There are obviously huge questions to answer within Mozambique’s government about the nature of the loans, and the secrecy with which they were arranged. But there are equally huge questions for the international community – and in particular the IMF – to confront.

International aid, and debt relief, is not meant to give countries the fiscal leeway to take on commercial debt via international banks. And indeed there are conditions attached to such funds: for example, the recipient nation must be prudent in project selection and debt acquisitions, and must use any funds saved for poverty reduction.

These are all laudable aims – but they are rarely enforced. Even though Mozambique breached what meagre conditions were attached to the money, the IMF and World Bank continued a steady flow of aid for another three years after the Ematum loan was discovered. The IMF’s Africa Director claimed that he could only rely on information given by the Mozambican government – and its debt report showed no loan.

Such procedures are grossly inadequate. Who is being vigilant about how the money – our money – is spent? Where is the punitive action?

Eventually, the IMF called a halt to Mozambican aid in April 2016. But the intention is self-evidently that aid would resume at the audit’s conclusion on 28th April 2017.

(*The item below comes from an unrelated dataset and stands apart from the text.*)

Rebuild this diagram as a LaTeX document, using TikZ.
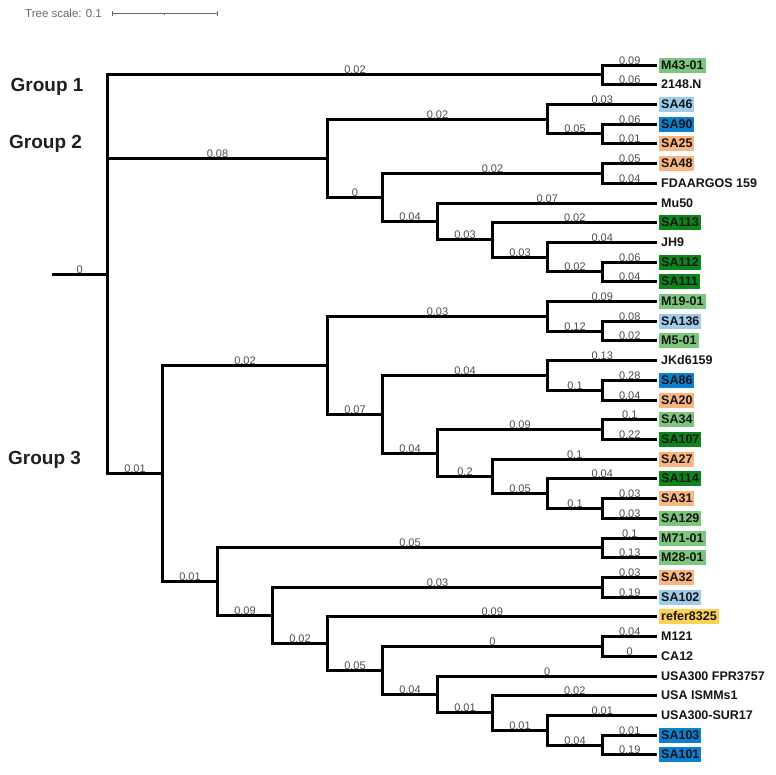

A policy of gentle encouragement and the occasional stern warning is simply not good enough. It is time the IMF stopped playing with taxpayers’ money and wrapped it in some legally effective policy instruments. An example would be: “No government within the Heavily Indebted Poor Countries programme may take on any debt obligation, directly or indirectly, without legal endorsement by the IMF”. If this is deemed a too great an infringement of national sovereignty, the government can always decline the aid, or stick to private finance.

Unfortunately, the IMF operates via friendly nudge rather than legal requirement – and is seemingly blind to the likely effects of granting financial freedom to government officials with no proper scrutiny, domestic or international.

Default or no default, there is hope for Mozambique. The Rovuma offshore gas field holds the equivalent of the entire gas reserves of Nigeria, and its development constitutes the largest investment of its kind in sub-Saharan Africa, at $100 billion. When LNG production gets going, Standard Bank estimates that it could stoke a nine-fold increase in the economy by 2035.

But the discovery of natural gas was a stroke of luck for an otherwise beleaguered state, beset by chronic poverty made worse by a ruling elite on the make. The IMF and World Bank had a unique opportunity to use international funds to help forge a path towards accountability, transparency and financial security. Unfortunately, their wanton naiveté meant that corruption won the day. The price is being paid by the donor nations, and worse, by Mozambicans themselves.